In Conversation with Karen Barad: Doings of Agential Realism is an accessible introduction to Karen Barad's agential realist philosophy. The authors take on a unique approach to involve the readers in in/formal conversations between Karen, postgraduate and other researchers at a research event held in 2017 at Cape Town, South Africa.
It features chapters that have been contributed by seminar delegates and organisers, which put forth the continuing impact that Karen Barad has had on their empirical work, research writing and drawing practices. The text further discusses the ethical and political significance of Karen's work, especially in the context of de/colonizing South African higher education.

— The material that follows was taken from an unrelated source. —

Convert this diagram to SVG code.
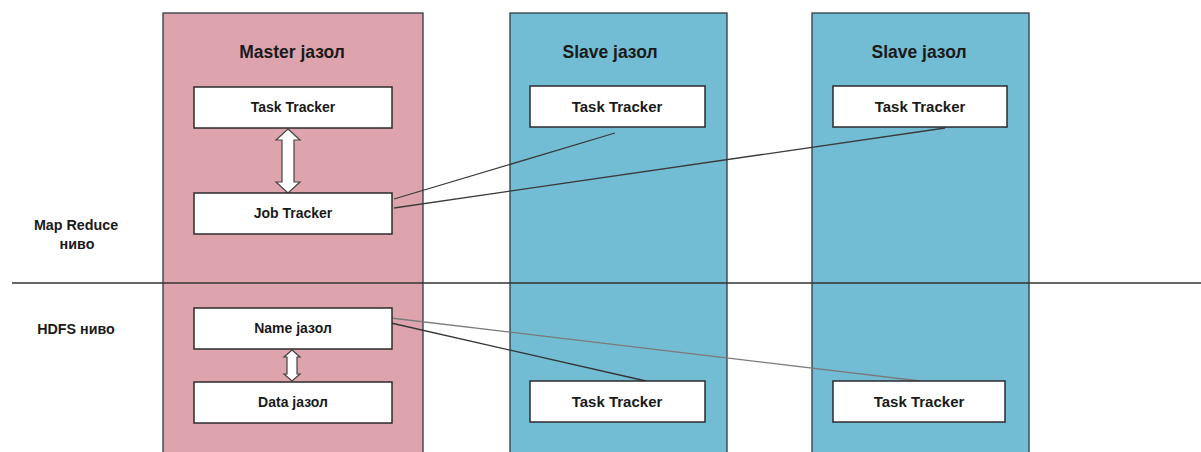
<svg xmlns="http://www.w3.org/2000/svg" width="1201" height="452" viewBox="0 0 1201 452">
<style>
text{font-family:"Liberation Sans",Arial,sans-serif;font-weight:bold;fill:#1a1a1a;text-anchor:middle}
.col{stroke:#2f3a40;stroke-width:1.3}
.master{fill:#dea4ae}
.slave{fill:#72bdd3}
.box{fill:#ffffff;stroke:#2b2b2b;stroke-width:1.5}
.t{font-size:17.5px}
.b{font-size:14px}
.bs{font-size:15px}
.lab{font-size:14.3px}
.conn{fill:none;stroke-width:1.3}
.dbl{fill:#ffffff;stroke:#444;stroke-width:1.2}
</style>
<rect width="1201" height="452" fill="#ffffff"/>
<g id="master-col">
<rect class="col master" x="163" y="13" width="260" height="445"/>
<text class="t" x="292" y="58">Master јазол</text>
</g>
<g id="slave1-col">
<rect class="col slave" x="510" y="13" width="217" height="445"/>
<text class="t" x="610" y="58">Slave јазол</text>
</g>
<g id="slave2-col">
<rect class="col slave" x="812" y="13" width="217" height="445"/>
<text class="t" x="919" y="58">Slave јазол</text>
</g>
<g id="labels">
<text class="lab" x="76" y="230">Map Reduce</text>
<text class="lab" x="77" y="249">ниво</text>
<text class="lab" x="76" y="334">HDFS ниво</text>
</g>
<line id="divider" x1="12" y1="283" x2="1201" y2="283" stroke="#333" stroke-width="1.3"/>
<g id="connectors">
<line class="conn" stroke="#3a3a3a" x1="394" y1="199" x2="615" y2="133"/>
<line class="conn" stroke="#3a3a3a" x1="394" y1="208" x2="945" y2="128"/>
<line class="conn" stroke="#7a7a7a" x1="391" y1="318" x2="920" y2="381"/>
<line class="conn" stroke="#333" x1="391" y1="323" x2="646" y2="381"/>
<path class="dbl" d="M288,129 L300,140 L294,140 L294,182 L300,182 L288,193 L276,182 L282,182 L282,140 L276,140 Z"/>
<path class="dbl" stroke="#777" d="M292,350 L300,357 L297,357 L297,374 L300,374 L292,381 L284,374 L287,374 L287,357 L284,357 Z"/>
</g>
<g id="master-task-tracker">
<rect class="box" x="194" y="87" width="198" height="41"/>
<text class="b" x="293" y="112">Task Tracker</text>
</g>
<g id="job-tracker">
<rect class="box" x="194" y="193" width="198" height="41"/>
<text class="b" x="293" y="218">Job Tracker</text>
</g>
<g id="name-node">
<rect class="box" x="194" y="308" width="198" height="41"/>
<text class="b" x="293" y="333">Name јазол</text>
</g>
<g id="data-node">
<rect class="box" x="194" y="382" width="198" height="41"/>
<text class="b" x="293" y="407">Data јазол</text>
</g>
<g id="slave1-task-tracker-top">
<rect class="box" x="530" y="86" width="175" height="41"/>
<text class="bs" x="617" y="112">Task Tracker</text>
</g>
<g id="slave2-task-tracker-top">
<rect class="box" x="833" y="86" width="174" height="41"/>
<text class="bs" x="920" y="112">Task Tracker</text>
</g>
<g id="slave1-task-tracker-bottom">
<rect class="box" x="530" y="381" width="175" height="41"/>
<text class="bs" x="617" y="407">Task Tracker</text>
</g>
<g id="slave2-task-tracker-bottom">
<rect class="box" x="833" y="381" width="172" height="41"/>
<text class="bs" x="919" y="407">Task Tracker</text>
</g>
</svg>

The chapters offer a series of worked posthumanist pedagogical examples and describe how a research seminar was organised differently and more in line with Baradian radical philosophy. At its heart, this book makes a methodological and pedagogical contribution to the surge in literature on agential realism, whilst simultaneously challenging dominant research binaries and arguing for a more egalitarian way of working together in knowledge-creation by troubling human and more-than-human hierarchies. The book's uniqueness is further fortified through its description of in/formal conversations, which are diffracted through chapters, a doing of agential realism to reconfigure relationships between lecturer and student, expert and novice, supervisor and supervised, researcher and research participants. These radical conversations are dis/continuing.

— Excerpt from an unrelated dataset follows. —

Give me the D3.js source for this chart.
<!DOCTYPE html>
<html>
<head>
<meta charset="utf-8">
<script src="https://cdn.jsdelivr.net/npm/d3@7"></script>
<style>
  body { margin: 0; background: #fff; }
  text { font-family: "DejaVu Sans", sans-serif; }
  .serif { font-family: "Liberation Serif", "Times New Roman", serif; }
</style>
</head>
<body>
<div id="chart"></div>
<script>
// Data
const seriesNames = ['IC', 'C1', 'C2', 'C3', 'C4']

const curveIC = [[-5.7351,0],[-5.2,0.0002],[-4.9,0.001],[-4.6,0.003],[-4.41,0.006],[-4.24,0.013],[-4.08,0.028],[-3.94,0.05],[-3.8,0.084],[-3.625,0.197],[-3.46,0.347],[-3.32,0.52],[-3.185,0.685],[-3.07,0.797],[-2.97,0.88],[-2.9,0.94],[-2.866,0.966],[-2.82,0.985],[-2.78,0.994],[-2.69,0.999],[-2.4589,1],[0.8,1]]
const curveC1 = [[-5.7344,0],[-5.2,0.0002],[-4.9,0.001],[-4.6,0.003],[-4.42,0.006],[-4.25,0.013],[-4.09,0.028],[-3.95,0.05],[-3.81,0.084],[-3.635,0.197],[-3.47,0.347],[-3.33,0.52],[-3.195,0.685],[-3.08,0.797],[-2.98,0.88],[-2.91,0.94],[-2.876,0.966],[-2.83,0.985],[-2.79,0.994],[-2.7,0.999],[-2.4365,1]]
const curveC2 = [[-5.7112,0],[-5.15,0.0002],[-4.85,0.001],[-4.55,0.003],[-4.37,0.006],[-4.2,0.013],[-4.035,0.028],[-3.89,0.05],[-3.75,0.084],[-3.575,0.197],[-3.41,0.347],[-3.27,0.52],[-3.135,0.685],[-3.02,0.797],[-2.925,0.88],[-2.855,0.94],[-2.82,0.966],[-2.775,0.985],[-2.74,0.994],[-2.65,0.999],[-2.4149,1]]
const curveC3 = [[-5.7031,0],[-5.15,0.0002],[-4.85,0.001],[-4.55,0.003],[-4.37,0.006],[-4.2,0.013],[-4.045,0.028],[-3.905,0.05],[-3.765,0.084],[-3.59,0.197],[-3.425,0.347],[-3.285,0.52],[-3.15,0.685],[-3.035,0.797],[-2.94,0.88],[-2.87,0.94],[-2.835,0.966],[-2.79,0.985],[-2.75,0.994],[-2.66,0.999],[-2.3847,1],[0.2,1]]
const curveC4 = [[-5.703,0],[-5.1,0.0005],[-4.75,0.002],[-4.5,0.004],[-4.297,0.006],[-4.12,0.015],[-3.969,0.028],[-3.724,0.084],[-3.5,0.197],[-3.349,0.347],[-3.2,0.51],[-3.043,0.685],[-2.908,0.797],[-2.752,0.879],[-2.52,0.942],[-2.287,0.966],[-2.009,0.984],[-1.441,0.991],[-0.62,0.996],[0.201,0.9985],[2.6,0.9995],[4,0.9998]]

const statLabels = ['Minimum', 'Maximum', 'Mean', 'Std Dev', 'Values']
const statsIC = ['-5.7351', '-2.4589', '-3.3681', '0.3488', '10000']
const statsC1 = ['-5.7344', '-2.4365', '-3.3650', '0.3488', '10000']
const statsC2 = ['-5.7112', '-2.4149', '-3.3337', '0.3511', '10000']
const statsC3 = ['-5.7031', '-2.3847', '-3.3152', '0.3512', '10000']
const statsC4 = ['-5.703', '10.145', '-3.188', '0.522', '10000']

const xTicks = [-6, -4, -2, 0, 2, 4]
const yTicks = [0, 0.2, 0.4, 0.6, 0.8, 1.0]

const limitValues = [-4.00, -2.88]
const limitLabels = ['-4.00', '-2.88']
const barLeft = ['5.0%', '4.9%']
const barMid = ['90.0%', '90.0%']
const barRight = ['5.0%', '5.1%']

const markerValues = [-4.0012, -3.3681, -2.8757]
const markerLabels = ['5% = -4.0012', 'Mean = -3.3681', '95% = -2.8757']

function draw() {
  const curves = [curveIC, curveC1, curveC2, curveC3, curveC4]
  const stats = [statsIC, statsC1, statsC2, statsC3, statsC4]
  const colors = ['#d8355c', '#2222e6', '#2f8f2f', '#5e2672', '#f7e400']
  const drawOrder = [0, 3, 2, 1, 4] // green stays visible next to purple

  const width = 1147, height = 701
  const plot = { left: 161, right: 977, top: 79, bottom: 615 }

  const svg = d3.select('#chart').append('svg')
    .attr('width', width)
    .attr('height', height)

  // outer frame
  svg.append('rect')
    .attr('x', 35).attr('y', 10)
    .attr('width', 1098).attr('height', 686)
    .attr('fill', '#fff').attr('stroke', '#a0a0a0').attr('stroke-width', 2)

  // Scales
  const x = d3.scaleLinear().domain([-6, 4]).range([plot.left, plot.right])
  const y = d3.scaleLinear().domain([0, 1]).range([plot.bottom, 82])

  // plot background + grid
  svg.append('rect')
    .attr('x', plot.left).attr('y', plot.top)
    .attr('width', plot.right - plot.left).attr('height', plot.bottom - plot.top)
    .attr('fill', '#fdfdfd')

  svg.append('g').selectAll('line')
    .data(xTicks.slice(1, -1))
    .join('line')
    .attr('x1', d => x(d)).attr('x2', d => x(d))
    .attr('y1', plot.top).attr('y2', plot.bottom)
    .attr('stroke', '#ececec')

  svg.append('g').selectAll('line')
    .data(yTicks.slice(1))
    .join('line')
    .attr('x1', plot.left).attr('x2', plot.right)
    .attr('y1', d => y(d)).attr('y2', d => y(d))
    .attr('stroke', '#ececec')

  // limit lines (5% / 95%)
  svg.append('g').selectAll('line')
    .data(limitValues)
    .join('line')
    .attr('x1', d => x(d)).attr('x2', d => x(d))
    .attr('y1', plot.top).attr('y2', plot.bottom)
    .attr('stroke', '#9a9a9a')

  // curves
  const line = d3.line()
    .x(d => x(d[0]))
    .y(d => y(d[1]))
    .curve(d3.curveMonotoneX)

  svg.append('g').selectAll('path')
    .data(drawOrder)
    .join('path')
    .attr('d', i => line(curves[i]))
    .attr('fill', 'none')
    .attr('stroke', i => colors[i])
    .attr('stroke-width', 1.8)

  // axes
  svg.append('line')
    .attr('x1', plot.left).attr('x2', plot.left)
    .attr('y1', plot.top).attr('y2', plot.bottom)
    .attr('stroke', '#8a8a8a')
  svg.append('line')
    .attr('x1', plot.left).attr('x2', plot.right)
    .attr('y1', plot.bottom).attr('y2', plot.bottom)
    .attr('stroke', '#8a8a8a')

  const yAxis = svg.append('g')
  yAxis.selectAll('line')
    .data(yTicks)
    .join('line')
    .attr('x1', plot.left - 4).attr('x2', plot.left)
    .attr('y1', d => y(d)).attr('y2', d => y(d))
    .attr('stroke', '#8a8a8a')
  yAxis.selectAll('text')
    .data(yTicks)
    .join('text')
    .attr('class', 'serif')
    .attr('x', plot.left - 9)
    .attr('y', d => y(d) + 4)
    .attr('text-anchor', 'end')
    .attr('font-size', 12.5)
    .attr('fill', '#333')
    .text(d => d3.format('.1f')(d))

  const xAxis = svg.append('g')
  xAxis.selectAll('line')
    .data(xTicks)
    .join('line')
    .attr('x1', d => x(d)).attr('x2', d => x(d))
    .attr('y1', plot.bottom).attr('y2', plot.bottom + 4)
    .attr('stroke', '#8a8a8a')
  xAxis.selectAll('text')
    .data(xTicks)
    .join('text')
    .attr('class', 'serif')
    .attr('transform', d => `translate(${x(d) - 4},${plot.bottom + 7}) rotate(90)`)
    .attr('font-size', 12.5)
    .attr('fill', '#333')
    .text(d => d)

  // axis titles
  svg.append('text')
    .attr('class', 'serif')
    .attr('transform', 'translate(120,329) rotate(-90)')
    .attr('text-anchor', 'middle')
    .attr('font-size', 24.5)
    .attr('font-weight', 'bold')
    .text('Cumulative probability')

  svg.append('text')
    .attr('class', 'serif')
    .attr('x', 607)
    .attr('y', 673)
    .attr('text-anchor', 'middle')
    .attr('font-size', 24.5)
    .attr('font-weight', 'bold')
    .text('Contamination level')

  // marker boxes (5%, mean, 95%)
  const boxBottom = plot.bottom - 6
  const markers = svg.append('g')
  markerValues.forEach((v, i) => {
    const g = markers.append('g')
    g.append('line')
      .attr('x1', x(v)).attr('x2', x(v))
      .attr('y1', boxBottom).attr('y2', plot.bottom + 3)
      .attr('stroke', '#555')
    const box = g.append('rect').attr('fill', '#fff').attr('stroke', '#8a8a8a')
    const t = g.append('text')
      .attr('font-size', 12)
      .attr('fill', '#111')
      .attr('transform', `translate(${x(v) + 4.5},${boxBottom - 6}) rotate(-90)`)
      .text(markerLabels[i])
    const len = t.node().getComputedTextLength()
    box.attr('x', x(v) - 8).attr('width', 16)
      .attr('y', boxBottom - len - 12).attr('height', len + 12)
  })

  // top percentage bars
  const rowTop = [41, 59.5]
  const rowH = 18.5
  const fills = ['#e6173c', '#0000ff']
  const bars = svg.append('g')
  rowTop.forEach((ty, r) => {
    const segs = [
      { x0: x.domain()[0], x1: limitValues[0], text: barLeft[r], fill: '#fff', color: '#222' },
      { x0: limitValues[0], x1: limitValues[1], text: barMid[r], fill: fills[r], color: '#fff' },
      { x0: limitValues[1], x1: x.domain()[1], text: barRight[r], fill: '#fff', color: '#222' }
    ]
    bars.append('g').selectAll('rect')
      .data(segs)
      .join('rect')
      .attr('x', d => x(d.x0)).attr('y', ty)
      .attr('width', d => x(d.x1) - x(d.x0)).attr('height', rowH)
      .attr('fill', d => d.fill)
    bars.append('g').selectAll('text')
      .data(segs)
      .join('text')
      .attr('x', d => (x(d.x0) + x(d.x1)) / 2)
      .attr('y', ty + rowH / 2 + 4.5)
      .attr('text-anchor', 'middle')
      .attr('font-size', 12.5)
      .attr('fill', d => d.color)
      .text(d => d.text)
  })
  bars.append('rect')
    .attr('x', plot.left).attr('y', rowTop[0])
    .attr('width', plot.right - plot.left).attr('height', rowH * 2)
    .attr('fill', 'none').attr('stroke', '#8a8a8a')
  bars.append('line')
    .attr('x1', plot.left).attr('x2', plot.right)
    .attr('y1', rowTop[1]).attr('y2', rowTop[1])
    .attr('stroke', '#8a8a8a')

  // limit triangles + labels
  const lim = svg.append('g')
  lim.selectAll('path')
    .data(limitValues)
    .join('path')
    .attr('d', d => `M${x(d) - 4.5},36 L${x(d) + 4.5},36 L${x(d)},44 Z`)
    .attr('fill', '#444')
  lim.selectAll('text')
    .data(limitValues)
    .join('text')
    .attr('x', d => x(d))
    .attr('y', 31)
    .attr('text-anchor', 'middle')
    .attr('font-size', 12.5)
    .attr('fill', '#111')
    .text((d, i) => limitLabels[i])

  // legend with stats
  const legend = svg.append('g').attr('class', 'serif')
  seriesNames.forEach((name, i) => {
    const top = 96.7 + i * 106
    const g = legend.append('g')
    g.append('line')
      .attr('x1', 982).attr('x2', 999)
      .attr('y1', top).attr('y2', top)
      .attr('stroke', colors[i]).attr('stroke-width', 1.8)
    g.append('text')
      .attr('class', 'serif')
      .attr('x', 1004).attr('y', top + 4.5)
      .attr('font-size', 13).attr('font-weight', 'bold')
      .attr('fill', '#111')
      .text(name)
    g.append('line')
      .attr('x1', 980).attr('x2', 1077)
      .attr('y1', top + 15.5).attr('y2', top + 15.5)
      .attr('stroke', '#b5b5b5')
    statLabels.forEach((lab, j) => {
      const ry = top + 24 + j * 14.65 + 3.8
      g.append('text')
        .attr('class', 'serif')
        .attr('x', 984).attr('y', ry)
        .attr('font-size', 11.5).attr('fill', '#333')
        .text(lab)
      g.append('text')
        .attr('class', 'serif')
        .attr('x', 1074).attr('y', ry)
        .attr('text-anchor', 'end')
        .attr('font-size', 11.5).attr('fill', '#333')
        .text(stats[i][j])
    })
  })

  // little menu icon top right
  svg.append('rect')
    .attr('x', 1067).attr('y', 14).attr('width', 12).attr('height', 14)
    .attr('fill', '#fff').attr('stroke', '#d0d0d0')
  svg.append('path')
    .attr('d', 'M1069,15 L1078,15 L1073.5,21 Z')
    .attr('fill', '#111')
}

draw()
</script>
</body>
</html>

This book will be invaluable for students and individuals interested in advancing their understanding of agential realism and Karen Barad's influence at large, as well as students and scholars interested in postqualitative methods in all disciplines.

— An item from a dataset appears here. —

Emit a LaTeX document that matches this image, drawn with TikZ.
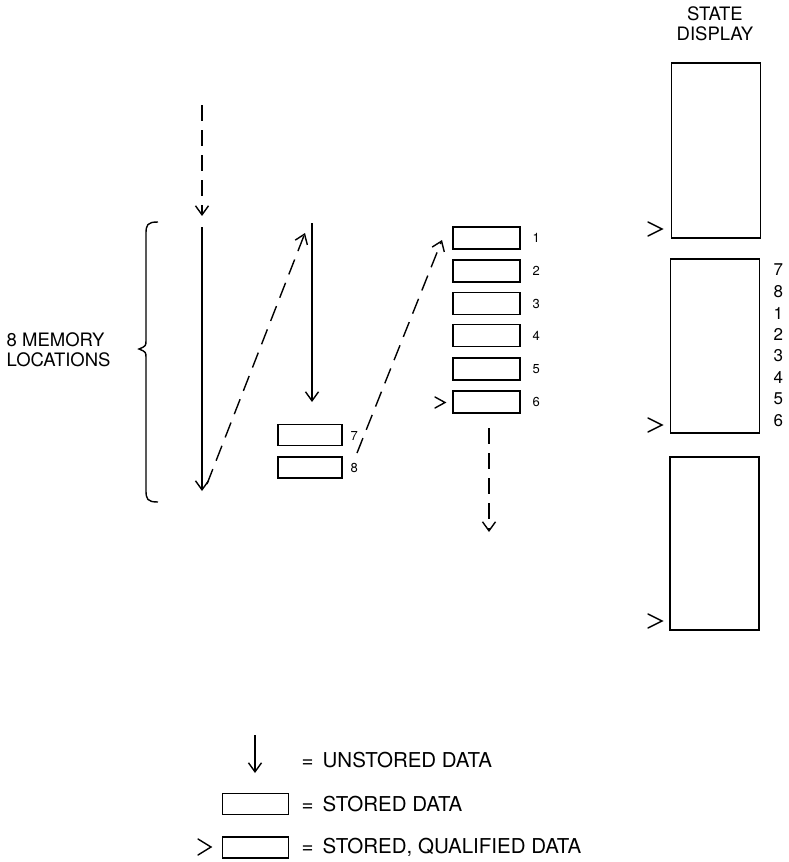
\documentclass[tikz,border=0pt]{standalone}
\usepackage{fontspec}
\setmainfont{TeX Gyre Heros}
\usetikzlibrary{arrows.meta}
\begin{document}
\begin{tikzpicture}[x=1pt,y=-1pt,line width=1.4pt,
  tip/.style={-{Straight Barb[length=9pt,width=13pt,line width=1.4pt]}},
  dsh/.style={dash pattern=on 16pt off 9pt},
  sbox/.style={draw,line width=1.4pt,minimum width=64pt,minimum height=21pt,inner sep=0pt},
  rbox/.style={draw,line width=1.4pt,minimum width=67pt,minimum height=22pt,inner sep=0pt},
  dbox/.style={draw,line width=1.4pt,minimum width=89pt,minimum height=175pt,inner sep=0pt},
  small/.style={font=\fontsize{13}{13}\selectfont,inner sep=0pt},
  mid/.style={font=\fontsize{17}{17}\selectfont,inner sep=0pt},
  big/.style={font=\fontsize{18.5}{19.5}\selectfont,inner sep=0pt,align=center},
  leg/.style={font=\fontsize{20.5}{20.5}\selectfont,inner sep=0pt,anchor=west},
  gt/.style={line width=1.4pt,line cap=round,line join=miter}]
\useasboundingbox (0,0) rectangle (788,862);

% ---- coordinates of connector ends
\coordinate (a0) at (202,105);
\coordinate (a1) at (202,216);
\coordinate (b0) at (202,227);
\coordinate (b1) at (202,491);
\coordinate (c0) at (207,484);
\coordinate (c1) at (305,233);
\coordinate (d0) at (312,223);
\coordinate (d1) at (312,402);
\coordinate (e0) at (357,453);
\coordinate (e1) at (442,240);
\coordinate (f0) at (489,428);
\coordinate (f1) at (489,532);

\draw[tip,dsh] (a0) -- (a1);
\draw[tip] (b0) -- (b1);
\draw[tip,dsh] (c0) -- (c1);
\draw[tip] (d0) -- (d1);
\draw[tip,dsh] (e0) -- (e1);
\draw[tip,dsh] (f0) -- (f1);

% ---- brace and label
\draw[line width=1.4pt] (158,222) .. controls (147,222) and (146,225) .. (146,234) -- (146,340)
  .. controls (146,346) .. (139,349) .. controls (146,352) .. (146,358) -- (146,490)
  .. controls (146,499) and (147,502) .. (158,502);
\node[big,align=left,anchor=west] (mem) at (6,350) {8 MEMORY\\LOCATIONS};

% ---- boxes 7 and 8
\node[sbox] (b7) at (310,435) {};
\node[sbox] (b8) at (310,467.5) {};
\node[small,anchor=west] (l7) at (350,436) {7};
\node[small,anchor=west] (l8) at (350,468) {8};

% ---- right stack
\foreach \i/\y in {1/238,2/271,3/303.5,4/335.5,5/369,6/402}{
  \node[rbox] (r\i) at (486.5,\y) {};
  \node[small,anchor=west] (rl\i) at (532,\y) {\i};
}
\draw[gt] (435,397) -- (445,402.5) -- (435,408);

% ---- state display
\node[big] (title) at (715,24) {STATE\\DISPLAY};
\node[dbox] (s1) at (716,150.5) {};
\node[dbox,minimum height=174pt] (s2) at (715,346) {};
\node[dbox,minimum height=173pt] (s3) at (714.5,543.5) {};
\draw[gt] (648,222) -- (662,229) -- (648,236);
\draw[gt] (648,418) -- (662,425) -- (648,432);
\draw[gt] (648,614) -- (662,621) -- (648,628);
\foreach \n/\y in {7/270,8/291.5,1/313,2/334.5,3/356,4/377.5,5/399,6/420.5}{
  \node[mid,anchor=west] (sn\n) at (773,\y) {\n};
}

% ---- legend
\coordinate (g0) at (255,735);
\coordinate (g1) at (255,773);
\draw[tip] (g0) -- (g1);
\node[leg] (t1) at (301,760) {=\hspace{9pt}UNSTORED DATA};
\node[draw,line width=1.4pt,minimum width=66pt,minimum height=21pt,inner sep=0pt] (lb1) at (255.5,804) {};
\node[leg] (t2) at (301,804) {=\hspace{9pt}STORED DATA};
\node[draw,line width=1.4pt,minimum width=66pt,minimum height=21pt,inner sep=0pt] (lb2) at (255.5,847.5) {};
\draw[gt] (198,839) -- (211,847) -- (198,855);
\node[leg] (t3) at (301,847) {=\hspace{9pt}STORED, QUALIFIED DATA};
\end{tikzpicture}
\end{document}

About the Author: Karin Murris is Professor of Early Childhood Education at the University of Oulu, Finland, and Emerita Professor of Pedagogy and Philosophy, at the University of Cape Town, South Africa. She is a teacher educator, grounded in academic philosophy and a postqualitative research paradigm. Her main interests are in posthuman child studies, philosophy in education, ethics and democratic pedagogies. www.karinmurris.com
Vivienne Bozalek is Honorary Professor in the Centre for Higher Education Research, Teaching and Learning at Rhodes University and Emerita Professor in the Department of Women's and Gender Studies at the University of the Western Cape, South Africa. Her research interests pertain to the political ethics of care and social justice, posthumanism and feminist new materialisms, innovative pedagogical practices in higher education, and postqualitative and participatory methodologies.